== DATA RECORDS
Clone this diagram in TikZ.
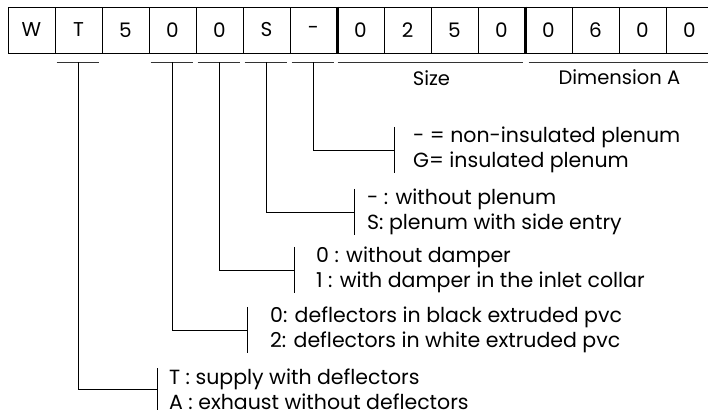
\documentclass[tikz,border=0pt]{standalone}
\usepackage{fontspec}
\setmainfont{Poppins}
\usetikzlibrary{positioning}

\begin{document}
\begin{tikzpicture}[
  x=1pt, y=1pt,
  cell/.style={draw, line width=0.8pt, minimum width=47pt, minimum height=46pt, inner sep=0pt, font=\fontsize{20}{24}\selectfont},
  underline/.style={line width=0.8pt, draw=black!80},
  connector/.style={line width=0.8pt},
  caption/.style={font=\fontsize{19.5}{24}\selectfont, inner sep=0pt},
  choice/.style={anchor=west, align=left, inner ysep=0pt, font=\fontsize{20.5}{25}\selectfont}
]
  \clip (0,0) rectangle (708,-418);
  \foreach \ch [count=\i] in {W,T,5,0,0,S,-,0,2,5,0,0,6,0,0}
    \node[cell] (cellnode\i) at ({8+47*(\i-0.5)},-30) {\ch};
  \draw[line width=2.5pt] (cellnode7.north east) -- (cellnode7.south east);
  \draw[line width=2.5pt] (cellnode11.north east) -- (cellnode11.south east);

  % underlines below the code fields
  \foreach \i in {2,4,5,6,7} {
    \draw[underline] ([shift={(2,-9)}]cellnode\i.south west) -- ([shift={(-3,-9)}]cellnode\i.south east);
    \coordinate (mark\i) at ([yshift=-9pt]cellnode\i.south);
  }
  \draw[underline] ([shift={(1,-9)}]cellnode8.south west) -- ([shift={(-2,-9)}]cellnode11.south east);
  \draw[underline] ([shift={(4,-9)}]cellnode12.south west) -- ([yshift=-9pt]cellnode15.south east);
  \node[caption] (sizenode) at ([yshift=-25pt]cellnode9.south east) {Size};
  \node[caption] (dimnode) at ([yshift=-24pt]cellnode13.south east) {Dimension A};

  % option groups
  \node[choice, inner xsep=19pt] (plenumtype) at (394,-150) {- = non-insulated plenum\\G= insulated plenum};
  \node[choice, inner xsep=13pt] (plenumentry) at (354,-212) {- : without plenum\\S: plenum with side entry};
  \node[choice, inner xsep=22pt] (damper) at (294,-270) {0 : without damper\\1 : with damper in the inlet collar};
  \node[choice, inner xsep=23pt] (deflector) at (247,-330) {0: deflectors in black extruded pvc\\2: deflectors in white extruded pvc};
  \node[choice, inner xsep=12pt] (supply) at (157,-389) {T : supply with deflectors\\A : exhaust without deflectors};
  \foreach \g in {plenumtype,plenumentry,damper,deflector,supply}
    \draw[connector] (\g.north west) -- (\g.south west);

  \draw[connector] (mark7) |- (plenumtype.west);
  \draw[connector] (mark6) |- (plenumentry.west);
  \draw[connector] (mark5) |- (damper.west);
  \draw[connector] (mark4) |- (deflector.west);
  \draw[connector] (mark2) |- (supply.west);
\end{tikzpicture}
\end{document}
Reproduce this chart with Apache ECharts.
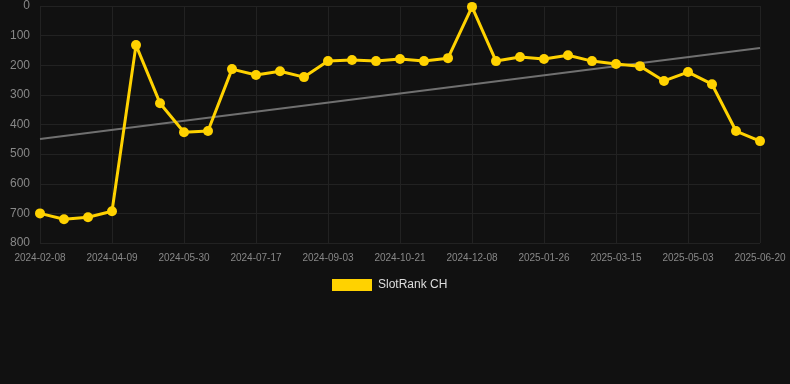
====
Print the records word for word and exclude any picture they hold.

Clone this diagram in TikZ.
\documentclass[tikz,border=0pt]{standalone}
\usepackage{fontspec}
\setmainfont{Poppins}
\usetikzlibrary{positioning}

\begin{document}
\begin{tikzpicture}[
  x=1pt, y=1pt,
  cell/.style={draw, line width=0.8pt, minimum width=47pt, minimum height=46pt, inner sep=0pt, font=\fontsize{20}{24}\selectfont},
  underline/.style={line width=0.8pt, draw=black!80},
  connector/.style={line width=0.8pt},
  caption/.style={font=\fontsize{19.5}{24}\selectfont, inner sep=0pt},
  choice/.style={anchor=west, align=left, inner ysep=0pt, font=\fontsize{20.5}{25}\selectfont}
]
  \clip (0,0) rectangle (708,-418);
  \foreach \ch [count=\i] in {W,T,5,0,0,S,-,0,2,5,0,0,6,0,0}
    \node[cell] (cellnode\i) at ({8+47*(\i-0.5)},-30) {\ch};
  \draw[line width=2.5pt] (cellnode7.north east) -- (cellnode7.south east);
  \draw[line width=2.5pt] (cellnode11.north east) -- (cellnode11.south east);

  % underlines below the code fields
  \foreach \i in {2,4,5,6,7} {
    \draw[underline] ([shift={(2,-9)}]cellnode\i.south west) -- ([shift={(-3,-9)}]cellnode\i.south east);
    \coordinate (mark\i) at ([yshift=-9pt]cellnode\i.south);
  }
  \draw[underline] ([shift={(1,-9)}]cellnode8.south west) -- ([shift={(-2,-9)}]cellnode11.south east);
  \draw[underline] ([shift={(4,-9)}]cellnode12.south west) -- ([yshift=-9pt]cellnode15.south east);
  \node[caption] (sizenode) at ([yshift=-25pt]cellnode9.south east) {Size};
  \node[caption] (dimnode) at ([yshift=-24pt]cellnode13.south east) {Dimension A};

  % option groups
  \node[choice, inner xsep=19pt] (plenumtype) at (394,-150) {- = non-insulated plenum\\G= insulated plenum};
  \node[choice, inner xsep=13pt] (plenumentry) at (354,-212) {- : without plenum\\S: plenum with side entry};
  \node[choice, inner xsep=22pt] (damper) at (294,-270) {0 : without damper\\1 : with damper in the inlet collar};
  \node[choice, inner xsep=23pt] (deflector) at (247,-330) {0: deflectors in black extruded pvc\\2: deflectors in white extruded pvc};
  \node[choice, inner xsep=12pt] (supply) at (157,-389) {T : supply with deflectors\\A : exhaust without deflectors};
  \foreach \g in {plenumtype,plenumentry,damper,deflector,supply}
    \draw[connector] (\g.north west) -- (\g.south west);

  \draw[connector] (mark7) |- (plenumtype.west);
  \draw[connector] (mark6) |- (plenumentry.west);
  \draw[connector] (mark5) |- (damper.west);
  \draw[connector] (mark4) |- (deflector.west);
  \draw[connector] (mark2) |- (supply.west);
\end{tikzpicture}
\end{document}
Reproduce this chart with Apache ECharts.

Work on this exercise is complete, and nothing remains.